The fourth Sunday before Christmas marks the beginning of the German Christmas time: on that day, the first of four candles are lit on the advent wreath, followed by another one on each of the Sundays right up until Christmas Eve.
We do like our advent period: long gone are the days of fasting – in medieval times, butter was banned from St Martin’s until Christmas Eve, and up into the 20th Century, dancing and partying was forbidden, too, in the four weeks leading up to Christmas. But traditions change, thankfully, and we are left with an abundance of breads, biscuits and cookies to be made and eaten during the Advent period.
Most German families will have an advent wreath of some sort: traditionally it is made of fir, and the most common colours are red and gold. In many houses the wreath is suspended from the ceiling, making for an impressive and incredible beautiful decoration. Unfortunately, our tiny English cottage does not have enough space for that, which means our wreath gets moved around a lot between the dining table, the piano and the space in front of the fire place.
I used Christmas decorations for ours, some of them we have had since I was a child myself, such as this little baby in t crib:
I still remember touching the soft pillows when I was little – have you noticed how many of your earliest memories are to do with touch and smell?
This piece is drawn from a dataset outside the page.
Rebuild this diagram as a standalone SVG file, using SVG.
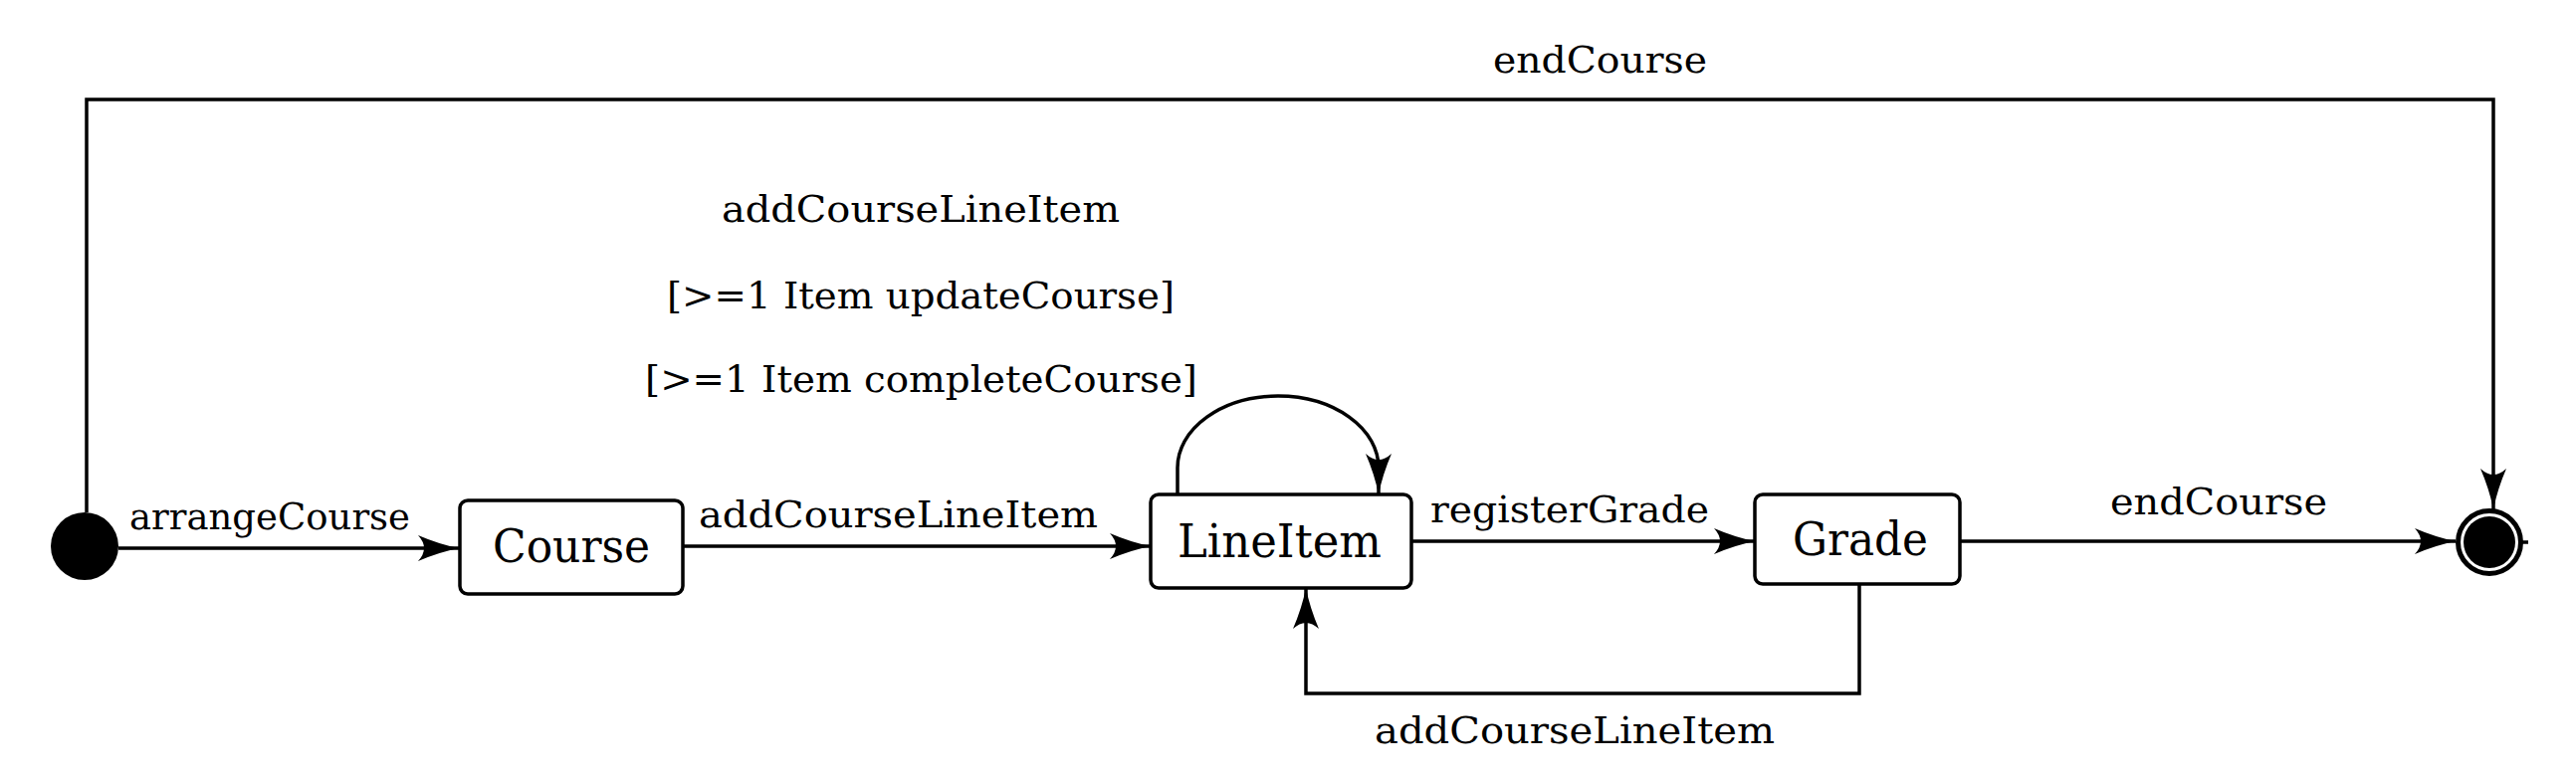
<svg xmlns="http://www.w3.org/2000/svg" width="2588" height="784" viewBox="0 0 2588 784">
<style>
  .lbl { font-family: "DejaVu Serif", "Liberation Serif", serif; font-size: 38px; fill: #000; }
  .nlbl { font-family: "DejaVu Serif", "Liberation Serif", serif; font-size: 47px; fill: #000; }
  .box { fill: #fff; stroke: #000; stroke-width: 3.5; }
  .edge { fill: none; stroke: #000; stroke-width: 3.5; }
</style>
<defs>
  <marker id="arr" markerUnits="userSpaceOnUse" markerWidth="50" markerHeight="34" viewBox="-44 -17 50 34" refX="0" refY="0" orient="auto">
    <path d="M0,0 Q-20,-4 -41,-13 Q-29,0 -41,13 Q-20,4 0,0 Z" fill="#000"/>
  </marker>
</defs>
<rect x="0" y="0" width="2588" height="784" fill="#fff"/>

<g id="connectors">
  <path class="edge" d="M87,515 L87,100 L2505,100 L2505,512" marker-end="url(#arr)"/>
  <path class="edge" d="M119,551 L461,551" marker-end="url(#arr)"/>
  <path class="edge" d="M686,549 L1156,549" marker-end="url(#arr)"/>
  <path class="edge" d="M1418,544 L1763,544" marker-end="url(#arr)"/>
  <path class="edge" d="M1969,544 L2467,544" marker-end="url(#arr)"/>
  <path class="edge" d="M2533,545 L2540,545"/>
  <path class="edge" d="M1183,497 L1183,470 A101,72 0 0 1 1385,470 L1385,497" marker-end="url(#arr)"/>
  <path class="edge" d="M1868,587 L1868,697 L1312,697 L1312,591" marker-end="url(#arr)"/>
  <text class="lbl" x="1500" y="73" textLength="215" lengthAdjust="spacingAndGlyphs">endCourse</text>
  <text class="lbl" x="725" y="223" textLength="400" lengthAdjust="spacingAndGlyphs">addCourseLineItem</text>
  <text class="lbl" x="670" y="310" textLength="510" lengthAdjust="spacingAndGlyphs">[&gt;=1 Item updateCourse]</text>
  <text class="lbl" x="648" y="394" textLength="555" lengthAdjust="spacingAndGlyphs">[&gt;=1 Item completeCourse]</text>
  <text class="lbl" x="130" y="532" textLength="282" lengthAdjust="spacingAndGlyphs">arrangeCourse</text>
  <text class="lbl" x="702" y="530" textLength="401" lengthAdjust="spacingAndGlyphs">addCourseLineItem</text>
  <text class="lbl" x="1437" y="525" textLength="280" lengthAdjust="spacingAndGlyphs">registerGrade</text>
  <text class="lbl" x="2120" y="517" textLength="218" lengthAdjust="spacingAndGlyphs">endCourse</text>
  <text class="lbl" x="1381" y="747" textLength="402" lengthAdjust="spacingAndGlyphs">addCourseLineItem</text>
</g>

<g id="initial">
  <ellipse cx="85" cy="549" rx="34" ry="34" fill="#000"/>
</g>

<g id="course">
  <rect class="box" x="462" y="503" width="224" height="94" rx="8"/>
  <text class="nlbl" x="495" y="565" textLength="158" lengthAdjust="spacingAndGlyphs">Course</text>
</g>

<g id="lineitem">
  <rect class="box" x="1156" y="497" width="262" height="94" rx="8"/>
  <text class="nlbl" x="1183" y="560" textLength="205" lengthAdjust="spacingAndGlyphs">LineItem</text>
</g>

<g id="grade">
  <rect class="box" x="1763" y="497" width="206" height="90" rx="8"/>
  <text class="nlbl" x="1801" y="558" textLength="136" lengthAdjust="spacingAndGlyphs">Grade</text>
</g>

<g id="final">
  <circle cx="2501" cy="545" r="31.5" fill="#fff" stroke="#000" stroke-width="5"/>
  <circle cx="2501" cy="545" r="26" fill="#000"/>
</g>
</svg>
The smell of fresh fir is definitely part of my Christmas memories!
In Germany, you can find firs and cut off branches in most forests – simply tie them around a round straw ring using wire and you have a basic wreath.
When I moved to the UK, wreaths were still quite a novelty, and there’s not a lot of fir growing around Belfast. With a few empty bottles, red candles and some moss (or Mind-Your-Own-Business, a rather pretty weed that is bent on covering our front garden) you can quickly create a more modern take on the classic wreath:
I filled the glass bottles with some holly, ivy, hazelnuts and baubles, sticking to the traditional red and green.
Well-organised Germans will have their traditional Christmas breads and biscuits already baked, in time for the countless advent coffee and tea parties. Recipes are handed down from generation to generation; sometimes a new one is added, an old one discarded. Most people I know have at least 6 different biscuits on the go: butter biscuits, which are perfect for the little metal cutters, are definitely one of them:
Others include gingerbread, in all its variations, perhaps a Stollen (typical for the North-East of Germany) and little Baumkuchen squares, and definitely Marillenringe, the Austrian version of Jammy Dodgers.
Over the next couple of weeks I’ll be sharing some of our family recipes with you – but I’ll be busily reading up on your Christmas bakery, too, to see if I can find something new to add to my ever-expanding repertoire!